Intuí el mirador por una pequeña pasarela de madera, me imaginé que aquel aparcamiento con pocos coches sería el del monasterio, que no vi señalizado de manera contundente, y cuando ya llevábamos un buen rato de ascensión alcanzamos el final del trayecto en el hotel Moreli. En lo alto de la montaña, de un jugoso verde refrescante, observé las pilonas de un telesilla o teleférico de lo que era una estación de esquí en su tiempo de descanso hasta el inicio de la temporada de invierno. Los senderistas tomaron la prolongación de la carretera, cada uno a su ritmo vivo o cansino, una mochila a la espalda y sin sacar aún los palos de trekking.

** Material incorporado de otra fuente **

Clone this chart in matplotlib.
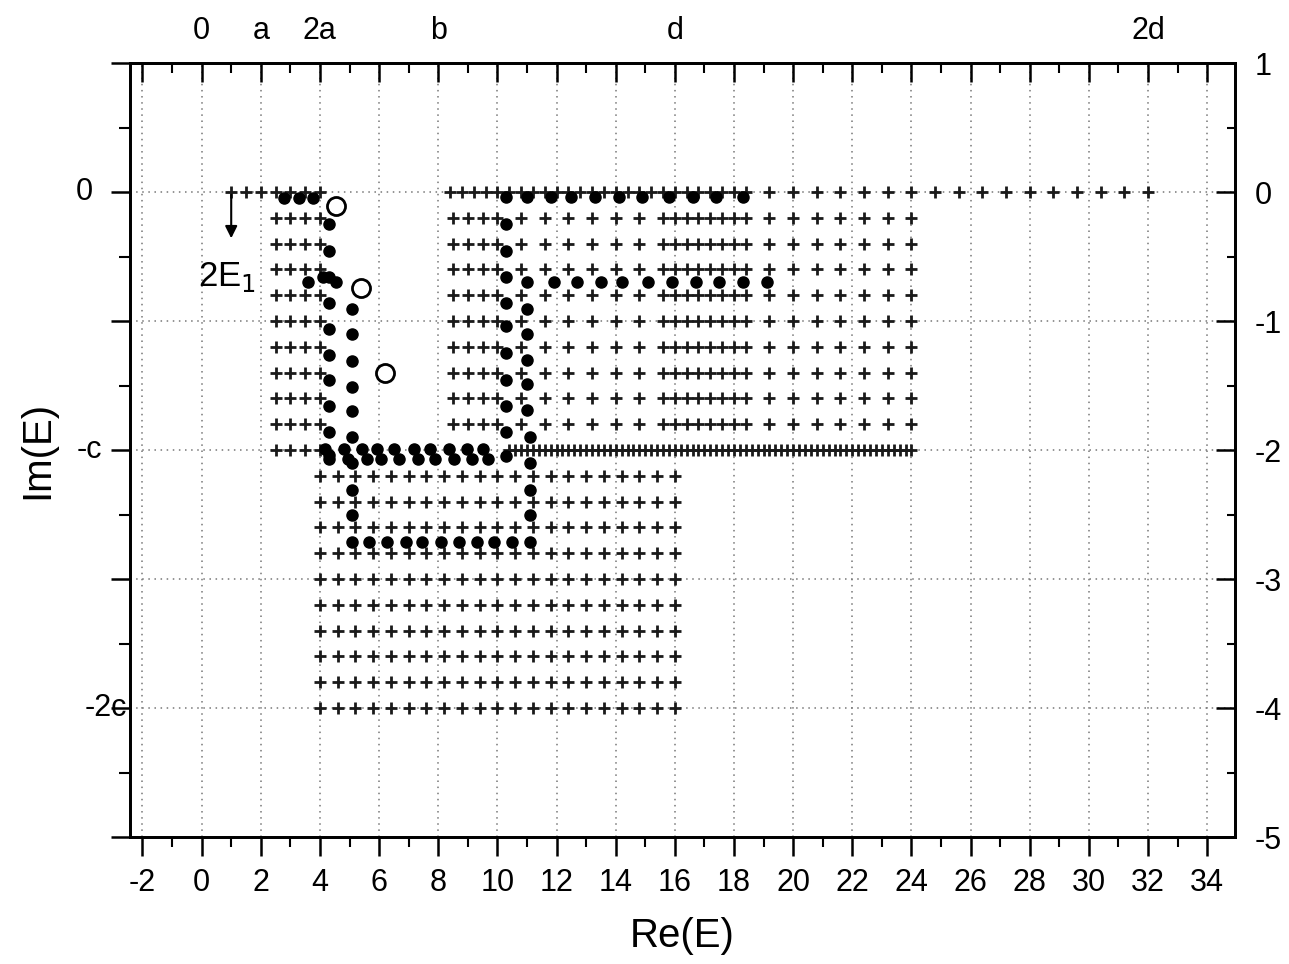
import matplotlib
matplotlib.use("Agg")
import matplotlib.pyplot as plt
import numpy as np
from matplotlib.ticker import MultipleLocator, FixedLocator, NullFormatter

plt.rcParams['font.family'] = ['Liberation Sans', 'DejaVu Sans']
plt.rcParams['axes.unicode_minus'] = False

# ---- lattice of two-particle states (crosses) ----
rows_upper = [0.0, -0.2, -0.4, -0.6, -0.8, -1.0, -1.2, -1.4, -1.6, -1.8, -2.0]
rows_inner = [-0.2, -0.4, -0.6, -0.8, -1.0, -1.2, -1.4, -1.6, -1.8]
rows_lower = [-2.2, -2.4, -2.6, -2.8, -3.0, -3.2, -3.4, -3.6, -3.8, -4.0]

cols_a = [2.5, 3.0, 3.5, 4.0]
cols_b1 = [8.5, 9.0, 9.5, 10.0, 10.8, 11.6, 12.4, 13.2, 14.0, 14.8, 15.6, 16.4, 17.2, 18.0]
cols_b2 = [16.0, 16.8, 17.6, 18.4, 19.2, 20.0, 20.8, 21.6, 22.4, 23.2, 24.0]
cols_c = [4.0, 4.6, 5.2, 5.8, 6.4, 7.0, 7.6, 8.2, 8.8, 9.4, 10.0,
          10.6, 11.2, 11.8, 12.4, 13.0, 13.6, 14.2, 14.8, 15.4, 16.0]

row0_left = [1.0, 1.5, 2.0]
row0_dense = [8.4, 8.8, 9.2, 9.6, 10.0, 10.4, 10.8, 11.2, 11.6, 12.0, 12.4, 12.8,
              13.2, 13.6, 14.0, 14.4, 14.8, 15.2, 15.6, 16.0, 16.4, 16.8, 17.2,
              17.6, 18.0, 18.4]
row0_far = [19.2, 20.0, 20.8, 21.6, 22.4, 23.2, 24.0, 24.8, 25.6, 26.4, 27.2,
            28.0, 28.8, 29.6, 30.4, 31.2, 32.0]
rowc_dense = [10.4, 10.6, 10.8, 11.0, 11.2, 11.4, 11.6, 11.8, 12.0, 12.2, 12.4,
              12.6, 12.8, 13.0, 13.2, 13.4, 13.6, 13.8, 14.0, 14.2, 14.4, 14.6,
              14.8, 15.0, 15.2, 15.4, 15.6, 15.8, 16.0, 16.2, 16.4, 16.6, 16.8,
              17.0, 17.2, 17.4, 17.6, 17.8, 18.0, 18.2, 18.4, 18.6, 18.8, 19.0,
              19.2, 19.4, 19.6, 19.8, 20.0, 20.2, 20.4, 20.6, 20.8, 21.0, 21.2,
              21.4, 21.6, 21.8, 22.0, 22.2, 22.4, 22.6, 22.8, 23.0, 23.2, 23.4,
              23.6, 23.8, 24.0]

# ---- resonance trajectories (filled dots) ----
dots_top_re = [2.8, 3.3, 3.75, 10.3, 11.0, 11.8, 12.5, 13.3, 14.1, 14.9, 15.8, 16.6, 17.4, 18.3]
dots_top_im = [-0.05, -0.05, -0.05, -0.04, -0.04, -0.04, -0.04, -0.04, -0.04, -0.04, -0.04, -0.04, -0.04, -0.04]

trail1_re = [4.3, 4.3, 4.3, 4.3, 4.3, 4.3, 4.3, 4.3, 4.3, 4.3]
trail1_im = [-0.25, -0.46, -0.66, -0.86, -1.06, -1.26, -1.46, -1.66, -1.86, -2.04]

kink_re = [3.6, 4.1, 4.55]
kink_im = [-0.70, -0.66, -0.70]

trail2_re = [5.08, 5.08, 5.08, 5.08, 5.08, 5.08, 5.08, 5.08, 5.08,
             5.08, 5.66, 6.27, 6.9, 7.46, 8.1, 8.7, 9.3, 9.9, 10.5, 11.1,
             11.1, 11.1, 11.1, 11.1, 11.0, 11.0, 11.0, 11.0, 11.0, 11.0]
trail2_im = [-0.91, -1.10, -1.31, -1.51, -1.70, -1.90, -2.10, -2.31, -2.50,
             -2.71, -2.71, -2.71, -2.71, -2.71, -2.71, -2.71, -2.71, -2.71, -2.71, -2.71,
             -2.50, -2.31, -2.10, -1.90, -1.69, -1.49, -1.30, -1.10, -0.91, -0.70]

row07_re = [11.9, 12.7, 13.5, 14.2, 15.1, 15.9, 16.7, 17.5, 18.3, 19.1]
row07_im = [-0.70, -0.70, -0.70, -0.70, -0.70, -0.70, -0.70, -0.70, -0.70, -0.70]

trail3_re = [10.3, 10.3, 10.3, 10.3, 10.3, 10.3, 10.3, 10.3, 10.3, 10.3]
trail3_im = [-0.25, -0.46, -0.66, -0.86, -1.04, -1.25, -1.46, -1.66, -1.86, -2.05]

streak_re = [4.24, 4.88, 5.5, 6.0, 6.6, 7.25, 7.8, 8.44, 9.05, 9.6]
streak_im = [-2.03, -2.03, -2.03, -2.03, -2.03, -2.03, -2.03, -2.03, -2.03, -2.03]

open_re = [4.55, 5.4, 6.2]
open_im = [-0.11, -0.74, -1.40]

top_ticks = [0, 2, 4, 8, 16, 32]
top_labels = ['0', 'a', '2a', 'b', 'd', '2d']
right_ticks = [1, 0, -1, -2, -3, -4, -5]
left_labels = ['0', '-c', '-2c']
left_label_y = [0, -2, -4]
left_label_x = [-3.69, -3.35, -2.54]

fig = plt.figure(figsize=(12.89, 9.64), dpi=100)
ax = fig.add_axes([0.1009, 0.1317, 0.8572, 0.8029])
ax.set_xlim(-2.42, 34.94)
ax.set_ylim(-5, 1)

cross = dict(marker='+', linestyle='none', color='#1a1a1a', ms=9, mew=2.0, zorder=3)


def lattice(xs, ys):
    gx, gy = np.meshgrid(xs, ys)
    ax.plot(gx.ravel(), gy.ravel(), **cross)


lattice(cols_a, rows_upper)
lattice(cols_b1, rows_inner)
lattice(cols_b2, rows_inner)
lattice(cols_c, rows_lower)
ax.plot(row0_left, [0.0] * len(row0_left), **cross)
ax.plot(row0_dense, [0.0] * len(row0_dense), **cross)
ax.plot(row0_far, [0.0] * len(row0_far), **cross)
ax.plot(rowc_dense, [-2.0] * len(rowc_dense), **cross)

dot = dict(marker='o', linestyle='none', color='black', ms=8, zorder=4)
for xs, ys in [(dots_top_re, dots_top_im), (trail1_re, trail1_im), (kink_re, kink_im),
               (trail2_re, trail2_im), (row07_re, row07_im), (trail3_re, trail3_im)]:
    ax.plot(xs, ys, **dot)
# smeared dots along Im(E) = -c
ax.plot(np.array(streak_re) - 0.08, np.array(streak_im) + 0.04, **dot)
ax.plot(np.array(streak_re) + 0.08, np.array(streak_im) - 0.04, **dot)

ax.plot(open_re, open_im, marker='o', linestyle='none', mfc='white', mec='black',
        ms=13, mew=2, zorder=5)

# 2E1 arrow
ax.annotate('', xy=(1.0, -0.38), xytext=(1.0, 0.0),
            arrowprops=dict(arrowstyle='-|>', color='black', lw=1.5, mutation_scale=18))
ax.text(0.85, -0.66, r'2E$_1$', fontsize=25, ha='center', va='center')

# axes styling
ax.xaxis.set_major_locator(MultipleLocator(2))
ax.xaxis.set_minor_locator(MultipleLocator(1))
ax.yaxis.set_major_locator(MultipleLocator(1))
ax.yaxis.set_minor_locator(MultipleLocator(0.5))
ax.yaxis.set_major_formatter(NullFormatter())
ax.grid(True, which='major', linestyle=(0, (1, 3)), color='#777777', lw=1.1)
ax.tick_params(axis='x', which='major', direction='out', length=14, width=1.8,
               labelsize=22, pad=8)
ax.tick_params(axis='x', which='minor', direction='out', length=7, width=1.5)
ax.tick_params(axis='y', which='major', direction='out', length=14, width=1.8)
ax.tick_params(axis='y', which='minor', direction='out', length=8, width=1.5)
for s in ax.spines.values():
    s.set_linewidth(2)

for lab, yv, xv in zip(left_labels, left_label_y, left_label_x):
    ax.text(xv, yv, lab, fontsize=22, ha='right', va='center', clip_on=False)

ax.set_xlabel('Re(E)', fontsize=29, labelpad=14)
ax.set_ylabel('Im(E)', fontsize=29, labelpad=36)

top = ax.twiny()
top.set_xlim(ax.get_xlim())
top.xaxis.set_major_locator(MultipleLocator(2))
top.xaxis.set_minor_locator(MultipleLocator(1))
top.xaxis.set_major_formatter(NullFormatter())
top.tick_params(axis='x', which='major', direction='in', length=14, width=1.8, pad=12)
top.tick_params(axis='x', which='minor', direction='in', length=7, width=1.5)
sec = ax.secondary_xaxis('top')
sec.set_xticks(top_ticks)
sec.set_xticklabels(top_labels, fontsize=22)
sec.tick_params(axis='x', length=0, pad=12)
sec.spines['top'].set_visible(False)

right = ax.twinx()
right.set_ylim(ax.get_ylim())
right.yaxis.set_major_locator(FixedLocator(right_ticks))
right.yaxis.set_minor_locator(MultipleLocator(0.5))
right.set_yticklabels([str(t) for t in right_ticks], fontsize=22)
right.tick_params(axis='y', which='major', direction='in', length=14, width=1.8, pad=14)
right.tick_params(axis='y', which='minor', direction='in', length=6, width=1.5)
for s in right.spines.values():
    s.set_linewidth(2)

fig.savefig('out.png', dpi=100)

Le pregunté al conductor, que me había parecido un tronquete resabiado, por el monasterio. Se sonrió de forma irónica, como diciendo “otro loco suelto”. Sin embargo, era hombre de buen corazón y me acogió bajo su protección, como un San Jorge moderno y motorizado. Aunque era cuesta abajo, estaba a unos 10 kilómetros. Cuando le dije que quería hacerlo a pie no debió de verme cara de peregrino o ya fue consciente de que mis pies iban más currados de lo deseable. En un limitado inglés me dijo que volviera con él. Le pregunté, por aquello de ver el lugar y hacer unas fotos, cuando saldríamos y me dijo que en unos 10 o 15 minutos.



Recorrí los alrededores inmediatos, inmortalicé el lugar con mi cámara, respiré aquel aire puro y me pregunté cómo coño me había embarcado en aquello. Como antes hiciera el conductor, sonreí y me di cuenta de que estaba ejerciendo de viajero solitario al que le importa un carajo equivocarse. Si hubiera sido necesario hubiera hecho autostop, hubiera rogado a alguna alma caritativa o me hubiera dejado una pasta con alguno de los taxis que bajaban y que hubieran hecho el agosto conmigo (por cierto, el mes en su primer día).